(Source code of charts)
# # # # # # #

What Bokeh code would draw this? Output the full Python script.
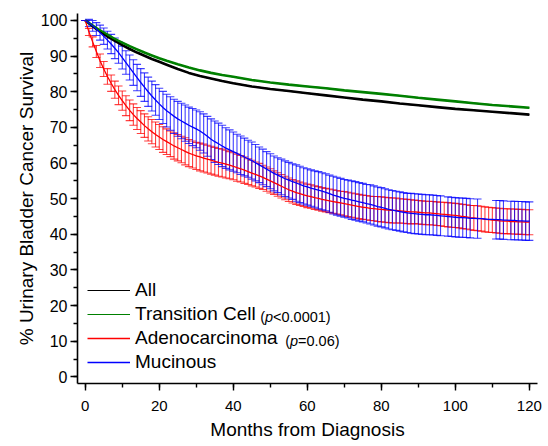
from bokeh.plotting import figure
from bokeh.models import (ColumnDataSource, Whisker, TeeHead, Legend, LegendItem,
                          Label, SingleIntervalTicker, Range1d)
from bokeh.embed import file_html
from bokeh.resources import INLINE

# ---------------- data ----------------
months = list(range(0, 121))

adeno_mean = [100, 96.8, 94.0, 91.3, 88.7, 86.4, 84.3, 82.4, 80.6, 79.0,
              77.5, 76.1, 74.8, 73.6, 72.5, 71.5, 70.5, 69.6, 68.8, 68.0,
              67.3, 66.6, 66.0, 65.4, 64.8, 64.3, 63.8, 63.3, 62.8, 62.4,
              62.0, 61.7, 61.4, 61.1, 60.8, 60.5, 60.2, 60.0, 59.7, 59.4,
              59.1, 58.7, 58.4, 58.0, 57.6, 57.2, 56.8, 56.4, 56.0, 55.5,
              55.0, 54.5, 54.0, 53.5, 53.0, 52.5, 52.1, 51.7, 51.4, 51.1,
              50.8, 50.6, 50.3, 50.1, 49.8, 49.6, 49.4, 49.2, 49.0, 48.8,
              48.6, 48.4, 48.2, 48.0, 47.8, 47.6, 47.5, 47.3, 47.2, 47.1,
              47.0, 46.9, 46.8, 46.7, 46.7, 46.6, 46.5, 46.4, 46.3, 46.3,
              46.2, 46.1, 46.0, 46.0, 45.9, 45.8, 45.7, 45.6, 45.5, 45.4,
              45.3, 45.2, 45.0, 44.9, 44.7, 44.6, 44.5, 44.4, 44.2, 44.1,
              44.0, 43.9, 43.8, 43.7, 43.7, 43.6, 43.6, 43.5, 43.5, 43.4,
              43.4]
adeno_ci = [0, 1.0, 1.4, 1.7, 1.9, 2.1, 2.2, 2.3, 2.4, 2.6,
            2.7, 2.8, 2.9, 3.0, 3.1, 3.2, 3.3, 3.4, 3.4, 3.5,
            3.5, 3.6, 3.6, 3.6, 3.7, 3.7, 3.7, 3.8, 3.8, 3.8,
            3.8, 3.9, 3.9, 3.9, 3.9, 3.9, 3.9, 3.9, 3.9, 3.8,
            3.8, 3.8, 3.7, 3.7, 3.6, 3.6, 3.5, 3.5, 3.4, 3.4,
            3.4, 3.3, 3.3, 3.3, 3.3, 3.3, 3.3, 3.3, 3.3, 3.3,
            3.3, 3.3, 3.3, 3.3, 3.3, 3.3, 3.3, 3.3, 3.3, 3.3,
            3.4, 3.4, 3.4, 3.4, 3.4, 3.4, 3.4, 3.4, 3.4, 3.5,
            3.5, 3.5, 3.5, 3.5, 3.5, 3.4, 3.4, 3.4, 3.4, 3.3,
            3.3, 3.3, 3.3, 3.3, 3.3, 3.3, 3.3, 3.4, 3.4, 3.4,
            3.4, 3.4, 3.4, 3.4, 3.4, 3.5, 3.5, 3.5, 3.5, 3.5,
            3.5, 3.5, 3.5, 3.5, 3.5, 3.5, 3.5, 3.5, 3.5, 3.5,
            3.5]

mucin_mean = [100, 99.3, 98.5, 97.6, 96.6, 95.6, 94.5, 93.4, 92.2, 91.0,
              89.6, 88.2, 86.8, 85.4, 84.0, 82.6, 81.3, 80.0, 78.8, 77.7,
              76.6, 75.6, 74.7, 73.9, 73.1, 72.4, 71.8, 71.2, 70.6, 70.1,
              69.6, 69.0, 68.3, 67.5, 66.7, 66.0, 65.4, 64.8, 64.2, 63.7,
              63.2, 62.7, 62.2, 61.7, 61.2, 60.7, 60.1, 59.5, 58.9, 58.3,
              57.7, 57.1, 56.6, 56.1, 55.6, 55.2, 54.8, 54.4, 54.0, 53.6,
              53.3, 53.0, 52.7, 52.4, 52.1, 51.8, 51.4, 51.0, 50.7, 50.4,
              50.1, 49.9, 49.6, 49.4, 49.1, 48.9, 48.6, 48.4, 48.1, 47.8,
              47.6, 47.3, 47.0, 46.8, 46.6, 46.4, 46.2, 46.0, 45.9, 45.8,
              45.7, 45.6, 45.5, 45.5, 45.4, 45.3, 45.2, 45.1, 45.0, 44.9,
              44.8, 44.7, 44.7, 44.6, 44.5, 44.5, 44.4, 44.4, 44.3, 44.2,
              44.2, 44.1, 44.1, 44.0, 44.0, 43.9, 43.9, 43.8, 43.8, 43.7,
              43.7]
mucin_ci = [0, 1.0, 1.5, 1.8, 2.1, 2.3, 2.5, 2.7, 2.9, 3.0,
            3.2, 3.3, 3.5, 3.6, 3.7, 3.9, 4.0, 4.1, 4.2, 4.3,
            4.4, 4.5, 4.6, 4.7, 4.8, 4.9, 5.0, 5.1, 5.1, 5.2,
            5.3, 5.4, 5.5, 5.6, 5.7, 5.8, 5.8, 5.8, 5.7, 5.6,
            5.5, 5.4, 5.4, 5.3, 5.2, 5.2, 5.1, 5.0, 5.0, 4.9,
            4.9, 4.9, 4.9, 5.0, 5.0, 5.0, 5.0, 5.1, 5.1, 5.1,
            5.1, 5.1, 5.1, 5.2, 5.2, 5.2, 5.2, 5.3, 5.3, 5.3,
            5.3, 5.3, 5.4, 5.4, 5.4, 5.4, 5.4, 5.5, 5.5, 5.5,
            5.5, 5.5, 5.5, 5.5, 5.5, 5.5, 5.5, 5.5, 5.6, 5.6,
            5.6, 5.6, 5.6, 5.6, 5.6, 5.6, 5.6, 5.6, 5.5, 5.5,
            5.5, 5.5, 5.5, 5.5, 5.5, 5.5, 5.5, 5.5, 5.4, 5.4,
            5.4, 5.4, 5.4, 5.4, 5.4, 5.4, 5.4, 5.4, 5.4, 5.4,
            5.4]
# months late in follow-up without a Mucinous event (no error bar drawn)
mucin_no_event = [97, 105, 107, 108, 109, 110, 114]

line_months = [0, 1, 2, 3, 4, 5, 6, 7, 8, 9, 10, 12, 14, 16, 18, 20, 22, 25,
               28, 31, 34, 37, 40, 45, 50, 55, 60, 65, 70, 75, 80, 85, 90, 95,
               100, 105, 110, 115, 120]
all_surv = [100, 99.2, 98.4, 97.6, 96.9, 96.2, 95.5, 94.9, 94.3, 93.7, 93.1,
            92.0, 91.0, 90.1, 89.2, 88.4, 87.6, 86.4, 85.3, 84.4, 83.7, 83.0,
            82.4, 81.5, 80.8, 80.2, 79.6, 79.0, 78.4, 77.8, 77.3, 76.7, 76.2,
            75.7, 75.2, 74.8, 74.4, 74.0, 73.6]
trans_surv = [100, 99.3, 98.6, 97.9, 97.2, 96.6, 96.0, 95.4, 94.8, 94.3, 93.8,
              92.8, 91.9, 91.0, 90.2, 89.4, 88.7, 87.7, 86.8, 86.0, 85.3, 84.7,
              84.2, 83.3, 82.6, 82.0, 81.5, 81.0, 80.4, 79.9, 79.4, 78.9, 78.3,
              77.8, 77.3, 76.8, 76.3, 75.9, 75.5]

series_labels = ["All", "Transition Cell", "Adenocarcinoma", "Mucinous"]
p_labels = [("Transition Cell", "<0.0001)"), ("Adenocarcinoma", "=0.06)")]

FONT = "Liberation Sans"
GREEN = "#008000"
RED = "#FF0000"
BLUE = "#0000FF"

# ---------------- figure ----------------
p = figure(width=548, height=446, output_backend="svg", toolbar_location=None,
           x_range=Range1d(-2.09, 122.2), y_range=Range1d(-1.85, 101.96),
           min_border_left=77, min_border_right=11, min_border_top=13,
           min_border_bottom=63)
p.outline_line_color = None
p.grid.visible = False
p.background_fill_color = "white"


def bar_source(mean, ci, skip=()):
    keep = [i for i, mo in enumerate(months) if mo not in skip]
    return ColumnDataSource(dict(m=[months[i] for i in keep],
                                 lo=[mean[i] - ci[i] for i in keep],
                                 hi=[mean[i] + ci[i] for i in keep]))


def line_source(xs, ys):
    return ColumnDataSource(dict(x=list(xs), y=list(ys)))


# thick curves + thin twins (thin twins give the thin legend glyphs)
p.line("x", "y", source=line_source(line_months, all_surv), line_color="black", line_width=2.6)
p.line("x", "y", source=line_source(line_months, trans_surv), line_color=GREEN, line_width=2.6)
r_all = p.line("x", "y", source=line_source(line_months, all_surv), line_color="black", line_width=1.2)
r_tr = p.line("x", "y", source=line_source(line_months, trans_surv), line_color=GREEN, line_width=1.2)

for src, col in ((bar_source(adeno_mean, adeno_ci), RED),
                 (bar_source(mucin_mean, mucin_ci, mucin_no_event), BLUE)):
    w = Whisker(source=src, base="m", upper="hi", lower="lo",
                line_color=col, line_width=1.1, line_alpha=0.75,
                upper_head=TeeHead(size=8, line_color=col, line_width=1.1, line_alpha=0.75),
                lower_head=TeeHead(size=8, line_color=col, line_width=1.1, line_alpha=0.75))
    p.add_layout(w)

r_ad = p.line("x", "y", source=line_source(months, adeno_mean), line_color=RED, line_width=1.3)
r_mu = p.line("x", "y", source=line_source(months, mucin_mean), line_color=BLUE, line_width=1.3)

legend = Legend(items=[LegendItem(label=lab, renderers=[r])
                       for lab, r in zip(series_labels, (r_all, r_tr, r_ad, r_mu))],
                location=(10, 9), padding=0, margin=0, spacing=0,
                glyph_width=43, glyph_height=24, label_height=24,
                label_standoff=5, label_text_font=FONT, label_text_font_size="19px",
                label_text_color="black",
                border_line_color=None, background_fill_alpha=0)
p.add_layout(legend, "center")


# p-value annotations (screen px -> data)
def px2x(px):
    return (px - 85.0) / 3.7025


def py2y(py):
    return (376.7 - py) / 3.57


for (mid_py, start_px, rest) in ((317.0, 260.0, p_labels[0][1]), (341.0, 285.0, p_labels[1][1])):
    fs = 14.5
    parts = [("(", "normal", 0.0), ("p", "italic", 0.333 * fs), (rest, "normal", 0.333 * fs + 0.556 * fs)]
    for txt, style, off in parts:
        p.add_layout(Label(x=px2x(start_px + off), y=py2y(mid_py), text=txt,
                           text_font=FONT, text_font_size=f"{fs}px", text_font_style=style,
                           text_baseline="middle", text_align="left", text_color="black"))

# axes
p.xaxis.ticker = SingleIntervalTicker(interval=20, num_minor_ticks=2)
p.yaxis.ticker = SingleIntervalTicker(interval=10, num_minor_ticks=2)
for ax in (p.xaxis[0], p.yaxis[0]):
    ax.axis_line_width = 1.6
    ax.axis_line_color = "black"
    ax.major_tick_line_width = 1.4
    ax.minor_tick_line_width = 1.4
    ax.major_tick_out = 7
    ax.major_tick_in = 0
    ax.minor_tick_out = 4
    ax.minor_tick_in = 0
    ax.major_tick_line_color = "black"
    ax.minor_tick_line_color = "black"
    ax.major_label_text_font = FONT
    ax.major_label_text_color = "black"
    ax.axis_label_text_font = FONT
    ax.axis_label_text_font_size = "19px"
    ax.axis_label_text_font_style = "normal"
    ax.axis_label_text_color = "black"
    ax.major_label_text_line_height = 1.0
    ax.axis_label_text_line_height = 1.0
p.xaxis.major_label_text_font_size = "15px"
p.yaxis.major_label_text_font_size = "16px"
p.xaxis.axis_label = "Months from Diagnosis"
p.yaxis.axis_label = "% Urinary Bladder Cancer Survival"
p.xaxis.major_label_standoff = 10
p.yaxis.major_label_standoff = 3
p.xaxis.axis_label_standoff = 5
p.yaxis.axis_label_standoff = 1

open("out.html", "w").write(file_html(p, INLINE))
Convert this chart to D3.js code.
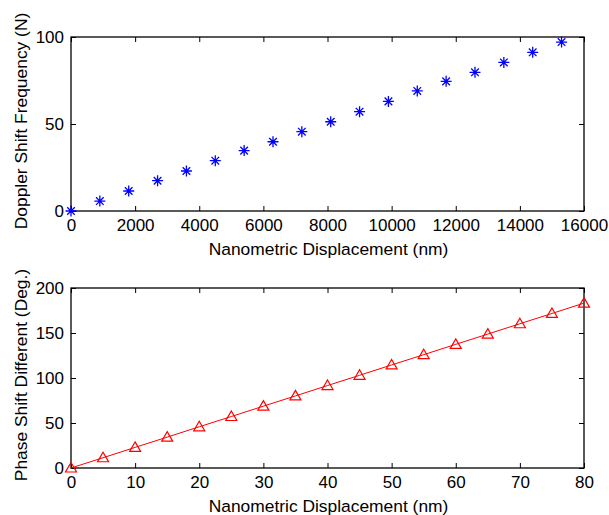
<!DOCTYPE html>
<html>
<head>
<meta charset="utf-8">
<script src="https://cdn.jsdelivr.net/npm/d3@7"></script>
<style>
  body { margin: 0; background: #fff; }
  svg { font-family: "Liberation Sans", Arial, sans-serif; }
  .tick text { font-size: 17px; fill: #000; }
  .domain, .tick line { stroke: #000; }
</style>
</head>
<body>
<svg id="chart" width="609" height="515"></svg>
<script>
// top panel: doppler shift vs displacement
const dopplerX = [0, 900, 1800, 2700, 3600, 4500, 5400, 6300, 7200, 8100, 9000, 9900, 10800, 11700, 12600, 13500, 14400, 15300];
const dopplerY = [0, 5.7, 11.5, 17.4, 23, 28.9, 34.7, 39.8, 45.6, 51.3, 57.1, 63, 69, 74.5, 79.7, 85.4, 91.2, 97.1];
const dopplerXTicks = [0, 2000, 4000, 6000, 8000, 10000, 12000, 14000, 16000];
const dopplerYTicks = [0, 50, 100];

// bottom panel: phase shift vs displacement
const phaseX = [0, 5, 10, 15, 20, 25, 30, 35, 40, 45, 50, 55, 60, 65, 70, 75, 80];
const phaseY = [0, 11.4, 22.9, 34.3, 45.8, 57.2, 68.7, 80.1, 91.6, 103, 114.5, 125.9, 137.4, 148.8, 160.3, 171.7, 183.2];
const phaseXTicks = [0, 10, 20, 30, 40, 50, 60, 70, 80];
const phaseYTicks = [0, 50, 100, 150, 200];

const svg = d3.select("#chart");
const left = 71, right = 584;

function panel(o) {
  const x = d3.scaleLinear().domain(o.xdom).range([left, right]);
  const y = d3.scaleLinear().domain(o.ydom).range([o.bottom, o.top]);
  const g = svg.append("g");

  g.append("rect")
    .attr("x", left).attr("y", o.top)
    .attr("width", right - left).attr("height", o.bottom - o.top)
    .attr("fill", "none").attr("stroke", "#000").attr("stroke-width", 1.3);

  // axes, ticks pointing inward like matlab
  g.append("g").attr("transform", "translate(0," + o.bottom + ")")
    .call(d3.axisBottom(x).tickValues(o.xticks).tickSizeInner(-5).tickSizeOuter(0).tickPadding(8).tickFormat(d3.format("d")));
  g.append("g").attr("transform", "translate(0," + o.top + ")")
    .call(d3.axisTop(x).tickValues(o.xticks).tickSizeInner(-5).tickSizeOuter(0).tickFormat(""));
  g.append("g").attr("transform", "translate(" + left + ",0)")
    .call(d3.axisLeft(y).tickValues(o.yticks).tickSizeInner(-5).tickSizeOuter(0).tickPadding(7).tickFormat(d3.format("d")));
  g.append("g").attr("transform", "translate(" + right + ",0)")
    .call(d3.axisRight(y).tickValues(o.yticks).tickSizeInner(-5).tickSizeOuter(0).tickFormat(""));
  g.selectAll(".domain").remove();

  g.append("text")
    .attr("x", (left + right) / 2 + 1).attr("y", o.xlabelY)
    .attr("text-anchor", "middle").attr("font-size", 17.4)
    .text(o.xlabel);
  g.append("text")
    .attr("transform", "translate(27," + ((o.top + o.bottom) / 2 - 3) + ") rotate(-90)")
    .attr("text-anchor", "middle").attr("font-size", 17.4)
    .text(o.ylabel);

  const pts = o.xs.map((v, i) => [x(v), y(o.ys[i])]);
  return { g, pts };
}

const upper = panel({
  xdom: [0, 16000], ydom: [0, 100], top: 37, bottom: 211,
  xticks: dopplerXTicks, yticks: dopplerYTicks,
  xs: dopplerX, ys: dopplerY,
  xlabel: "Nanometric Displacement (nm)", xlabelY: 255,
  ylabel: "Doppler Shift Frequency (N)"
});
// asterisk markers
const star = "M-5.5,0H5.5M0,-5.5V5.5M-3.8,-3.8L3.8,3.8M-3.8,3.8L3.8,-3.8";
upper.g.selectAll(".star").data(upper.pts).join("path")
  .attr("class", "star")
  .attr("transform", d => "translate(" + d[0] + "," + d[1] + ")")
  .attr("d", star)
  .attr("stroke", "#0000ff").attr("stroke-width", 1.3).attr("fill", "none");

const lower = panel({
  xdom: [0, 80], ydom: [0, 200], top: 288, bottom: 468,
  xticks: phaseXTicks, yticks: phaseYTicks,
  xs: phaseX, ys: phaseY,
  xlabel: "Nanometric Displacement (nm)", xlabelY: 512,
  ylabel: "Phase Shift Different (Deg.)"
});
lower.g.append("path")
  .attr("d", d3.line()(lower.pts))
  .attr("stroke", "#ff0000").attr("fill", "none").attr("stroke-width", 1);
lower.g.selectAll(".tri").data(lower.pts).join("path")
  .attr("class", "tri")
  .attr("transform", d => "translate(" + d[0] + "," + d[1] + ")")
  .attr("d", "M0,-5.5L5.5,4L-5.5,4Z")
  .attr("stroke", "#ff0000").attr("stroke-width", 1.2).attr("fill", "none");
</script>
</body>
</html>
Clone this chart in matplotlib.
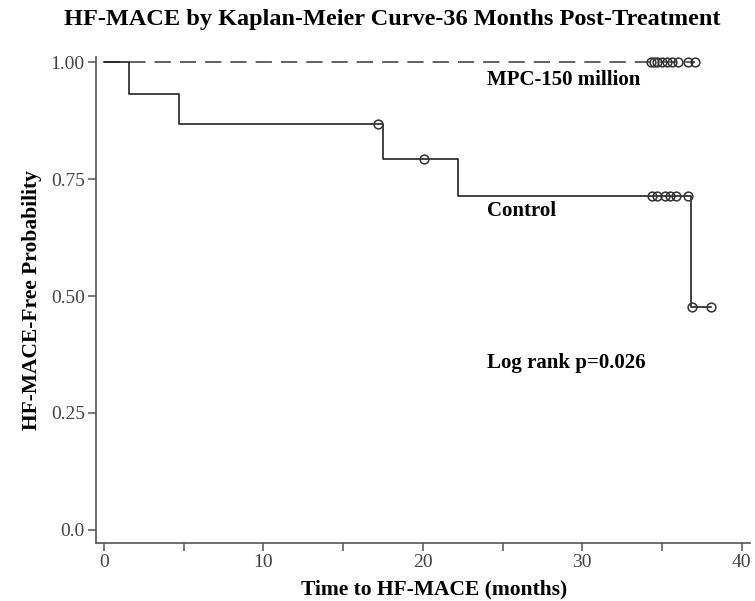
import numpy as np
import matplotlib.pyplot as plt

plt.rcParams['font.family'] = ['Liberation Serif', 'DejaVu Serif']

# Control arm: step times and survival after each step
ctrl_times = [0, 1.6, 4.7, 17.5, 22.2, 36.8, 38.1]
ctrl_surv = [1.0, 0.933, 0.867, 0.794, 0.715, 0.477, 0.477]
ctrl_cens_t = [17.2, 20.1, 34.4, 34.7, 35.2, 35.5, 35.9, 36.6, 36.9, 38.1]
ctrl_cens_s = [0.867, 0.794, 0.715, 0.715, 0.715, 0.715, 0.715, 0.715, 0.477, 0.477]

# MPC-150 million arm: no events
mpc_times = [0, 37.1]
mpc_surv = [1.0, 1.0]
mpc_cens_t = [34.3, 34.5, 34.7, 35.0, 35.3, 35.6, 36.0, 36.6, 37.1]
mpc_cens_s = [1.0] * len(mpc_cens_t)

yticks = [0, 0.25, 0.5, 0.75, 1.0]
ytick_labels = ['0.0', '0.25', '0.50', '0.75', '1.00']

fig = plt.figure(figsize=(7.55, 6.01), dpi=100)
ax = fig.add_axes([0.127, 0.0965, 0.866, 0.8085])

ax.step(mpc_times, mpc_surv, where='post', color='#555555', lw=1.3,
        dashes=(9, 5))
ax.plot(mpc_cens_t, mpc_cens_s, ls='none', marker='o', ms=6.3,
        mfc='none', mec='#333333', mew=1.1)

ax.step(ctrl_times, ctrl_surv, where='post', color='#222222', lw=1.2)
ax.plot(ctrl_cens_t, ctrl_cens_s, ls='none', marker='o', ms=6.3,
        mfc='none', mec='#333333', mew=1.1)

ax.text(24.0, 0.962, 'MPC-150 million', fontsize=15, fontweight='bold',
        va='center', ha='left')
ax.text(24.0, 0.682, 'Control', fontsize=15, fontweight='bold',
        va='center', ha='left')
ax.text(24.0, 0.357, 'Log rank p=0.026', fontsize=15, fontweight='bold',
        va='center', ha='left')

ax.set_xlim(-0.5, 40.5)
ax.set_ylim(-0.028, 1.011)
ax.set_xticks([0, 10, 20, 30, 40])
ax.set_xticks([5, 15, 25, 35], minor=True)
ax.set_yticks(yticks)
ax.set_yticklabels(ytick_labels)

for s in ['top', 'right']:
    ax.spines[s].set_visible(False)
for s in ['left', 'bottom']:
    ax.spines[s].set_color('#555555')
    ax.spines[s].set_linewidth(1.2)

ax.tick_params(which='both', direction='out', length=6, width=1.1,
               color='#555555', labelcolor='#444444', labelsize=14, pad=2)

ax.set_xlabel('Time to HF-MACE (months)', fontsize=15.5, fontweight='bold')
ax.xaxis.set_label_coords(0.517, -0.075)
ax.set_ylabel('HF-MACE-Free Probability', fontsize=15.5, fontweight='bold',
              labelpad=6)
fig.text(0.519, 0.968, 'HF-MACE by Kaplan-Meier Curve-36 Months Post-Treatment',
         ha='center', va='center', fontsize=17.5, fontweight='bold')

fig.savefig('out.png', dpi=100)
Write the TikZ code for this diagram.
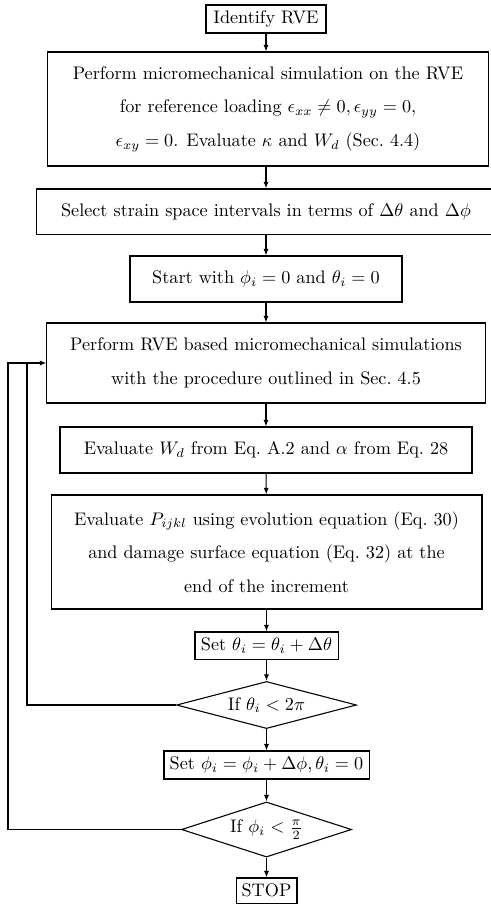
\documentclass[tikz,border=0pt]{standalone}
\usepackage{amsmath,amssymb}
\usepackage{tikz}
\usetikzlibrary{arrows.meta,positioning,shapes.geometric,calc}

\begin{document}
\begin{tikzpicture}[x=0.55pt,y=-0.55pt,
    box/.style={draw,line width=0.6pt,align=center,inner sep=0pt,
        font={\fontsize{10}{18.5}\selectfont}},
    test/.style={draw,diamond,line width=0.6pt,inner sep=0pt,align=center},
    flow/.style={line width=0.6pt,-{Latex[length=3.6pt,width=2.8pt]}}]
    \useasboundingbox (0,0) rectangle (491,907);
    % Boxes
    \node[box,minimum width=66pt,minimum height=15.4pt] (rve) at (266,19) {Identify RVE};
    \node[box,minimum width=243pt,minimum height=62.7pt] (micro) at (268,109)
        {Perform micromechanical simulation on the RVE\\
         for reference loading $\epsilon_{xx}\neq0,\epsilon_{yy}=0$,\\
         $\epsilon_{xy}=0$. Evaluate $\kappa$ and $W_d$ (Sec.~4.4)};
    \node[box,minimum width=252pt,minimum height=24.8pt] (select) at (266,211.5)
        {Select strain space intervals in terms of $\Delta\theta$ and $\Delta\phi$};
    \node[box,minimum width=149.6pt,minimum height=25.3pt] (start) at (266,279)
        {Start with $\phi_i=0$ and $\theta_i=0$};
    \node[box,minimum width=241pt,minimum height=44pt] (sim) at (266,363)
        {Perform RVE based micromechanical simulations\\
         with the procedure outlined in Sec.~4.5};
    \node[box,minimum width=226.6pt,minimum height=25.3pt] (evalw) at (266,450)
        {Evaluate $W_d$ from Eq.~A.2 and $\alpha$ from Eq.~28};
    \node[box,minimum width=237pt,minimum height=62.7pt] (evalp) at (266.5,552)
        {Evaluate $P_{ijkl}$ using evolution equation (Eq.~30)\\
         and damage surface equation (Eq.~32) at the\\
         end of the increment};
    \node[box,minimum width=78.7pt,minimum height=14.9pt] (settheta) at (266.5,645.5)
        {Set $\theta_i=\theta_i+\Delta\theta$};
    \node[test,aspect=3.8,minimum width=99pt,minimum height=25.9pt] (iftheta) at (266.5,705)
        {If $\theta_i<2\pi$};
    \node[box,minimum width=112.8pt,minimum height=15.4pt] (setphi) at (266.5,765)
        {Set $\phi_i=\phi_i+\Delta\phi,\theta_i=0$};
    \node[test,aspect=3.1,minimum width=93.5pt,minimum height=30.3pt] (ifphi) at (266.5,829.5)
        {If $\phi_i<\frac{\pi}{2}$};
    \node[box,minimum width=33.5pt,minimum height=13.8pt] (stop) at (266.5,890.5) {STOP};
    % Loop corners
    \coordinate (loopin) at (27,363);
    \coordinate (loopout) at (8,363);
    % Connections
    \draw[flow] (rve) -- (rve |- micro.north);
    \draw[flow] (rve |- micro.south) -- (select);
    \draw[flow] (select) -- (start);
    \draw[flow] (start) -- (sim);
    \draw[flow] (sim) -- (evalw);
    \draw[flow] (evalw) -- (evalp);
    \draw[flow] (evalp) -- (settheta);
    \draw[flow] (settheta) -- (iftheta);
    \draw[flow] (iftheta) -- (setphi);
    \draw[flow] (setphi) -- (ifphi);
    \draw[flow] (ifphi) -- (stop);
    \draw[line width=0.6pt] (iftheta.west) -| (loopin);
    \draw[flow] (ifphi.west) -| (loopout) -- (sim.west);
\end{tikzpicture}
\end{document}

# # # # # # #

**To do**: Among the entries above, how many lines include the word "matplotlib"? Reply with the number only.

**Exercise result**: 2